-------- DATA EXTRACT

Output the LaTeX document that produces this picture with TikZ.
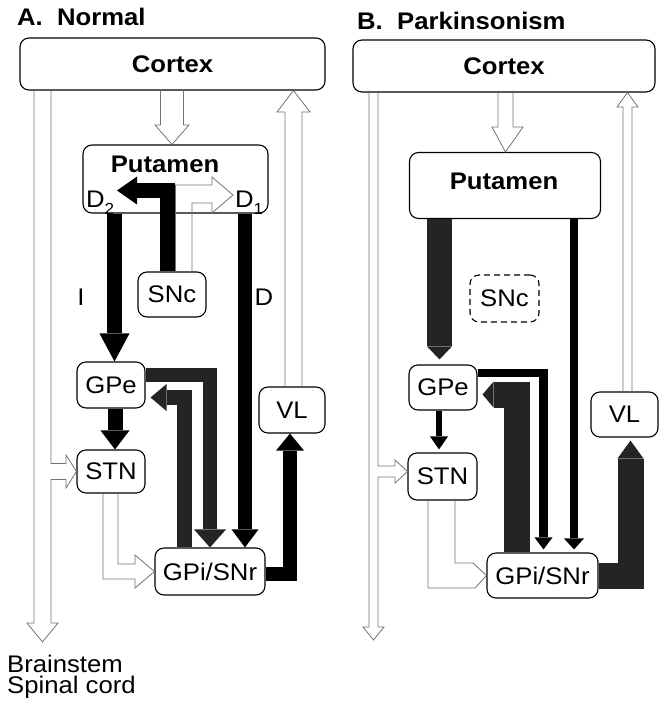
\documentclass[tikz,border=0pt]{standalone}
\usepackage{fontspec}
\setmainfont{Liberation Sans}[FakeStretch=1.07]
\usetikzlibrary{arrows.meta}
\newcommand\labfont{\fontsize{24}{21}\selectfont}
\newcommand\boldlabfont{\fontsize{24}{26}\selectfont\bfseries}
\newcommand\subfont{\fontsize{16}{16}\selectfont}
\begin{document}
\begin{tikzpicture}[x=1pt,y=-1pt,
  nbox/.style={draw, line width=1.1pt, rounded corners=9pt, inner sep=0pt, font=\labfont},
  hollow/.style={draw=black!55, line width=0.8pt, line join=miter},
  bar/.style={draw=black, line join=miter, line cap=butt},
  mot/.style={draw=black!86},
  txt/.style={font=\labfont, inner sep=0pt},
]
\useasboundingbox (0,0) rectangle (660,702);

% ---------------- Panel A ----------------
\node[txt, font=\boldlabfont, anchor=base west] (titleA) at (17,25) {A.\ \ Normal};
\node[nbox, font=\boldlabfont, minimum width=305pt, minimum height=52pt] (cortexA) at (172.5,64) {Cortex};
\node[nbox, minimum width=185pt, minimum height=68pt] (putA) at (175.5,179) {};
\node[txt, font=\boldlabfont] (putAt) at (165,164) {Putamen};
\node[txt, anchor=base west] (d2) at (86,207) {D\raisebox{-7pt}{\subfont 2}};
\node[txt, anchor=base west] (d1) at (235,207) {D\raisebox{-7pt}{\subfont 1}};
\node[nbox, minimum width=68pt, minimum height=45pt] (sncA) at (172,294.5) {SNc};
\node[nbox, minimum width=68pt, minimum height=46pt] (gpeA) at (111,385) {GPe};
\node[nbox, minimum width=68pt, minimum height=43pt] (stnA) at (111,471.5) {STN};
\node[nbox, minimum width=110pt, minimum height=47pt] (gpiA) at (210,571.5) {GPi/SNr};
\node[nbox, minimum width=66pt, minimum height=46pt] (vlA) at (292,410) {VL};
\node[txt] (lblI) at (81,297) {I};
\node[txt] (lblD) at (264,297) {D};
\node[txt, anchor=base west, align=left] (bs) at (7,693) {Brainstem\\Spinal cord};

\coordinate (d2tip) at (117,190.5);
\coordinate (d1tip) at (233,195);
\coordinate (bsA) at (42.5,642);

% hollow connectors A
\draw[hollow] (cortexA.south -| 160.5,0) -- (160.5,125) -- (155,125) -- (putA.north -| 172,0) -- (189,125) -- (183.5,125) -- (cortexA.south -| 183.5,0);
\draw[hollow] (vlA.north -| 285,0) -- (285,112) -- (277,112) -- (cortexA.south -| 293.5,0) -- (310,112) -- (302,112) -- (vlA.north -| 302,0);
\draw[hollow] (cortexA.south -| 34,0) -- (34,623) -- (27,623) -- (bsA) -- (58,623) -- (51,623) -- (51,479.5) -- (66,479.5) -- (66,488) -- (stnA.west) -- (66,455) -- (66,463.5) -- (51,463.5) -- (cortexA.south -| 51,0);
\draw[hollow] (stnA.south -| 103,0) -- (103,579) -- (135,579) -- (135,588) -- (gpiA.west) -- (135,555) -- (135,564) -- (118,564) -- (stnA.south -| 118,0);
\draw[hollow] (sncA.north -| 175.5,0) -- (175.5,185) -- (212,185) -- (212,177) -- (d1tip) -- (212,213) -- (212,203) -- (192,203) -- (sncA.north -| 192,0);

% thick connectors A
\draw[bar, line width=15pt, -{Triangle[width=28pt,length=20pt,line width=0pt]}] (sncA.north -| 167.5,0) -- (167.5,190.5) -- (d2tip);
\draw[bar, line width=15pt, -{Triangle[width=30pt,length=28pt,line width=0pt]}] (putA.south -| 114.5,0) -- (gpeA.north -| 114.5,0);
\draw[bar, line width=14pt, -{Triangle[width=27pt,length=18pt,line width=0pt]}] (putA.south -| 245,0) -- (gpiA.north -| 245,0);
\draw[bar, line width=15pt, -{Triangle[width=29pt,length=19pt,line width=0pt]}] (gpeA.south -| 115,0) -- (stnA.north -| 115,0);
\draw[bar, mot, line width=14pt, -{Triangle[width=32pt,length=18pt,line width=0pt]}] (gpeA.east |- 0,375) -- (210,375) -- (gpiA.north -| 210,0);
\draw[bar, mot, line width=15pt, -{Triangle[width=27pt,length=16pt,line width=0pt]}, shorten >=5pt] (gpiA.north -| 184.5,0) -- (184.5,397.5) -- (gpeA.east |- 0,397.5);
\draw[bar, line width=14pt, -{Triangle[width=28pt,length=17pt,line width=0pt]}] (gpiA.east |- 0,573.5) -- (290,573.5) -- (vlA.south -| 290,0);

% ---------------- Panel B ----------------
\node[txt, font=\boldlabfont, anchor=base west] (titleB) at (357,29) {B.\ \ Parkinsonism};
\node[nbox, font=\boldlabfont, minimum width=302pt, minimum height=52pt] (cortexB) at (504,66) {Cortex};
\node[nbox, minimum width=191pt, minimum height=66pt] (putB) at (505,185.5) {};
\node[txt, font=\boldlabfont] (putBt) at (504,181) {Putamen};
\node[nbox, dash pattern=on 6pt off 4pt, minimum width=69pt, minimum height=47pt] (sncB) at (504.5,298.5) {SNc};
\node[nbox, minimum width=68pt, minimum height=45pt] (gpeB) at (443,387.5) {GPe};
\node[nbox, minimum width=69pt, minimum height=47pt] (stnB) at (442.5,476.5) {STN};
\node[nbox, minimum width=111pt, minimum height=45pt] (gpiB) at (542.5,575.5) {GPi/SNr};
\node[nbox, minimum width=67pt, minimum height=45pt] (vlB) at (624.5,414.5) {VL};

\coordinate (bsB) at (373.5,640);

% hollow connectors B
\draw[hollow] (cortexB.south -| 498,0) -- (498,127) -- (492,127) -- (putB.north -| 505.5,0) -- (523,127) -- (513,127) -- (cortexB.south -| 513,0);
\draw[hollow] (vlB.north -| 623,0) -- (623,107) -- (617,107) -- (cortexB.south -| 627.5,0) -- (638,107) -- (632,107) -- (vlB.north -| 632,0);
\draw[hollow] (cortexB.south -| 369,0) -- (369,627) -- (363,627) -- (bsB) -- (384,627) -- (378,627) -- (378,477) -- (395,477) -- (395,483) -- (stnB.west |- 0,471.5) -- (395,460) -- (395,466) -- (378,466) -- (cortexB.south -| 378,0);
\draw[hollow] (stnB.south -| 428,0) -- (428,588) -- (475,588) -- (gpiB.west) -- (473,563) -- (455,563) -- (stnB.south -| 455,0);

% thick connectors B
\draw[bar, mot, line width=25pt, -{Triangle[width=25pt,length=13pt,line width=0pt]}, shorten >=5pt] (putB.south -| 439.5,0) -- (gpeB.north -| 439.5,0);
\draw[bar, line width=8pt, -{Triangle[width=20pt,length=11pt,line width=0pt]}, shorten >=3pt] (putB.south -| 574,0) -- (gpiB.north -| 574,0);
\draw[bar, line width=8.5pt, -{Triangle[width=18pt,length=12pt,line width=0pt]}, shorten >=3pt] (gpeB.east |- 0,373) -- (543.5,373) -- (gpiB.north -| 543.5,0);
\draw[bar, mot, line width=26pt, -{Triangle[width=26pt,length=11pt,line width=0pt]}, shorten >=5pt] (gpiB.north -| 516.5,0) -- (516.5,394.5) -- (gpeB.east |- 0,394.5);
\draw[bar, line width=6.5pt, -{Triangle[width=18pt,length=13pt,line width=0pt]}, shorten >=3pt] (gpeB.south -| 439,0) -- (stnB.north -| 439,0);
\draw[bar, mot, line width=26pt, -{Triangle[width=26pt,length=18pt,line width=0pt]}, shorten >=3pt] (gpiB.east |- 0,576) -- (630.5,576) -- (vlB.south -| 630.5,0);
\end{tikzpicture}
\end{document}
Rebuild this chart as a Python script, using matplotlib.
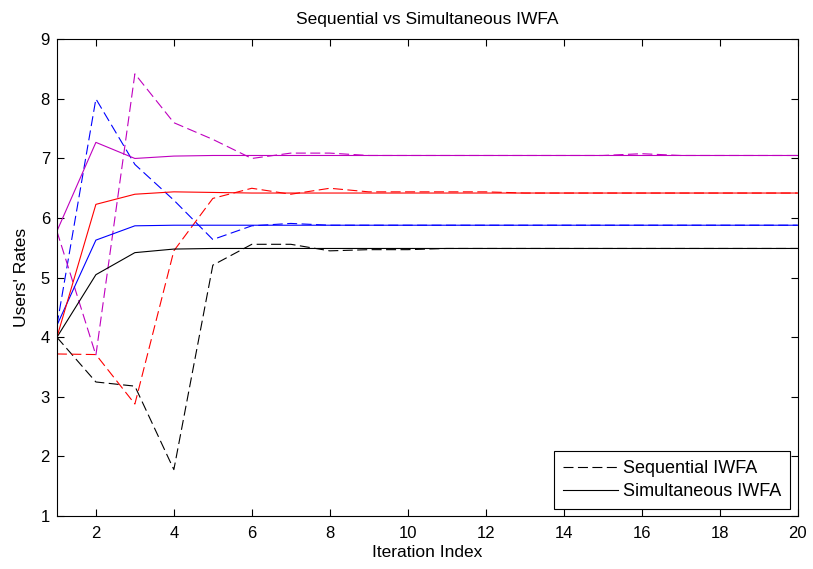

----------------

### SHORT EXERCISE
Return, unchanged, the lines from the first line of the material through the line that holds "(0,0) rectangle (660,702);", inclusive, omitting pictures.

### THE ANSWER
Output the LaTeX document that produces this picture with TikZ.
\documentclass[tikz,border=0pt]{standalone}
\usepackage{fontspec}
\setmainfont{Liberation Sans}[FakeStretch=1.07]
\usetikzlibrary{arrows.meta}
\newcommand\labfont{\fontsize{24}{21}\selectfont}
\newcommand\boldlabfont{\fontsize{24}{26}\selectfont\bfseries}
\newcommand\subfont{\fontsize{16}{16}\selectfont}
\begin{document}
\begin{tikzpicture}[x=1pt,y=-1pt,
  nbox/.style={draw, line width=1.1pt, rounded corners=9pt, inner sep=0pt, font=\labfont},
  hollow/.style={draw=black!55, line width=0.8pt, line join=miter},
  bar/.style={draw=black, line join=miter, line cap=butt},
  mot/.style={draw=black!86},
  txt/.style={font=\labfont, inner sep=0pt},
]
\useasboundingbox (0,0) rectangle (660,702);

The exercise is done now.